BEMIDJI -- A century ago, the Pioneer put it lightly.
“It was little short of a crime, what the Bemidji high school football team did to the Coleraine high school team.”
Following week five of the 1919 season, the headline heralded, “Local High School Slaughters Visitors in District Title Game,” but even that didn’t do justice to what BHS had just done to Coleraine.
Today’s Lumberjacks took their best guess at the largest win in program history: Linebacker Ryan Yang said 70-12. Cornerback Isaiah Biehn went with 73-6. And wide receiver Colten Jensen guessed 75-0 before revising his answer to 100-0.
But in a game the Pioneer previewed as “just about one of the hardest games in the conference,” Bemidji won 119-0. Yes, that’s one hundred and nineteen to zero.
Yang reacted with a flinch. “Geez. 119-0?” Biehn let out an “Oh my gosh” before admitting, “I was not expecting that.” And Jensen could only grin.

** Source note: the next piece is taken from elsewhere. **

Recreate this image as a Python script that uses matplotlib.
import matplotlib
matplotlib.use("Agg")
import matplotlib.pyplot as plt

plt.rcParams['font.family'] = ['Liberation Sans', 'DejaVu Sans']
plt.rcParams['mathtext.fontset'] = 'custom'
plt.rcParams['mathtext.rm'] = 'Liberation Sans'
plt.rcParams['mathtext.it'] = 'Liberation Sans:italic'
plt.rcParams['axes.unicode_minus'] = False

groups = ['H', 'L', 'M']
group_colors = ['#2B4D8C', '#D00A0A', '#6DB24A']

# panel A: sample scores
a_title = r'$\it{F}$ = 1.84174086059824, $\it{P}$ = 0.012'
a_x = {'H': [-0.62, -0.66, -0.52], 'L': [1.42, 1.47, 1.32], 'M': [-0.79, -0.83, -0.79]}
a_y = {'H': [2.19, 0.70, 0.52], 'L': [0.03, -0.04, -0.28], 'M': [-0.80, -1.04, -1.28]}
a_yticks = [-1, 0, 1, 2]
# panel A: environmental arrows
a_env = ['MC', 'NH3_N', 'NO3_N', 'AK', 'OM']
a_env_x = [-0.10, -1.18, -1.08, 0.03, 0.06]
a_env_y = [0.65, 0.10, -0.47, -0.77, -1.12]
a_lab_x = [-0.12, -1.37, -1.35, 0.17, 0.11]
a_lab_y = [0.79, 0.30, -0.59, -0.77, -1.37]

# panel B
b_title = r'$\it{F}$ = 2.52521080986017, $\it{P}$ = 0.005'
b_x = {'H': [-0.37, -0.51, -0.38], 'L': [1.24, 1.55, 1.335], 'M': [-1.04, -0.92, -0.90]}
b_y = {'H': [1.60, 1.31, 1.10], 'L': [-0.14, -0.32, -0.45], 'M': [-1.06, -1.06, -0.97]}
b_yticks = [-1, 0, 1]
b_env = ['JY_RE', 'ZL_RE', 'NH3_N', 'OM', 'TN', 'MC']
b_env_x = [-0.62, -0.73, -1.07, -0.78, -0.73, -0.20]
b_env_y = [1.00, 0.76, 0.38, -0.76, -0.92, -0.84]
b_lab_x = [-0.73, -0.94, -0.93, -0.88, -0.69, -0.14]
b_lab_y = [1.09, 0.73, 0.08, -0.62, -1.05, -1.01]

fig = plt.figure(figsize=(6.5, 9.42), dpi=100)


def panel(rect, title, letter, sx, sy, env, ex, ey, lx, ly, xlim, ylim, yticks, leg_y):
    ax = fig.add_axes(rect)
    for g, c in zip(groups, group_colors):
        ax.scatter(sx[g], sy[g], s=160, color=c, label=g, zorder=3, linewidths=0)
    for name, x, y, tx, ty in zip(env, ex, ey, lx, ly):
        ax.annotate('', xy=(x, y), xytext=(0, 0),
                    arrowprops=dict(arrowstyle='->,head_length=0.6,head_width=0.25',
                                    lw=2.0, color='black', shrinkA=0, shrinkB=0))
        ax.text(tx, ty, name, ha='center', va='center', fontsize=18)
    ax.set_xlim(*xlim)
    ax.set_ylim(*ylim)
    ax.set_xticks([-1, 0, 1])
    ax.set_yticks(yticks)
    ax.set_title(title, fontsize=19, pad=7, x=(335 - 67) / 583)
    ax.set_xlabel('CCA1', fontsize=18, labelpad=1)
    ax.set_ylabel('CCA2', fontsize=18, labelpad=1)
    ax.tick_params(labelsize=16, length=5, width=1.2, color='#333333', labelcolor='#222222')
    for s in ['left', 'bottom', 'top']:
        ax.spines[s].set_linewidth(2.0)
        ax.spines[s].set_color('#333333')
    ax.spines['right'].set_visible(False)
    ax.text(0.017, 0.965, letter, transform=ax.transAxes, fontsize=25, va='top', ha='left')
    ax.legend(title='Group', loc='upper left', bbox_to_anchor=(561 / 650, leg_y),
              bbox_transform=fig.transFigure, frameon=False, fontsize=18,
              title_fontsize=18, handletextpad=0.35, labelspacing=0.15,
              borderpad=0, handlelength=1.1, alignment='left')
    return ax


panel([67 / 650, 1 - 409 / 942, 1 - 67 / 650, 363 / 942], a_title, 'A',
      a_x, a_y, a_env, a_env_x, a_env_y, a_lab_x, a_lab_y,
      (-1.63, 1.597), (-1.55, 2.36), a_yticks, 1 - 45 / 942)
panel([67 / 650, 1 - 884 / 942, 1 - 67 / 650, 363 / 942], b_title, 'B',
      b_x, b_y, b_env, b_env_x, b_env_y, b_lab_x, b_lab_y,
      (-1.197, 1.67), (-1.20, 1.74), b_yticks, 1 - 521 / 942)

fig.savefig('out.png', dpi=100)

“Coleraine was clearly outclassed,” the Pioneer game story explained. “The heavy local team just naturally played circles around the visitors.”
The only player named in the article was kicker Russell Brooks. He went 17-for-17 on extra points.
Even 36,503 days later, the Oct. 18, 1919, win still stands as the program’s most lopsided victory. It bested a 14-day-old record, as BHS also won a week-three matchup 116-0 over Park Rapids. And thanks to a 41-0 win over Blackduck sprinkled in between, the J.W. Smith-led Lumberjacks outscored opponents 276-0 over a three-week span -- undoubtedly one of the most dominant runs in Minnesota history.
Bemidji admitted it would take a perfect storm to hit the century mark in a game today.
“We need pick-sixes, fumbles, special teams touchdowns, 100-yard runs,” Biehn said. “Every play has to be a touchdown.”
“It’d probably take a lot of discipline and focus,” Jensen added. “And playing, probably, a bad team or something.”
That 1919 BHS squad finished 5-1-1, tying Montevideo 0-0 in a de facto “title game” that matched the state’s selected northern and southern champions prior to the advent of the Minnesota State High School League. Its only loss came as a 12-0 defeat against the alumni to open the season.
Despite zero triple-digit wins to show for it, this year’s band of Jacks finds itself with similar aspirations within reach. Bemidji is unblemished with a 4-0 start to the season. They’ve surged to the top tier of the Class 5A rankings and have forged a clear path back toward a section championship.
Still, BHS head coach Troy Hendricks believes his team hasn’t reached its ceiling.
“We just haven’t put four quarters of football together yet,” he said. “We have to play better than we have, in my mind, the last four weeks. Each week we’re trying to get better.”
To protect their unbeaten record, the Jacks will need their best when matched up against a formidable St. Cloud Tech team that’s started 3-1.
“If we can get the momentum and keep it, we’re sitting great,” Hendricks said. “If we lose the momentum against a team this talented, it’s going to be difficult. But the kids are up for the challenge, and they’re excited to play in front of their home fans.”
Kickoff is set for 7 p.m. Friday, Sept. 27, at Chet Anderson Stadium. It also doubles as homecoming, giving Bemidji just a little bit extra to fight for.
“Coming out and playing hard right away, taking that momentum, will be a big factor in that game,” Yang said. “Everybody loves winning homecoming. Nobody wants to lose, so it’s a big a motivation.”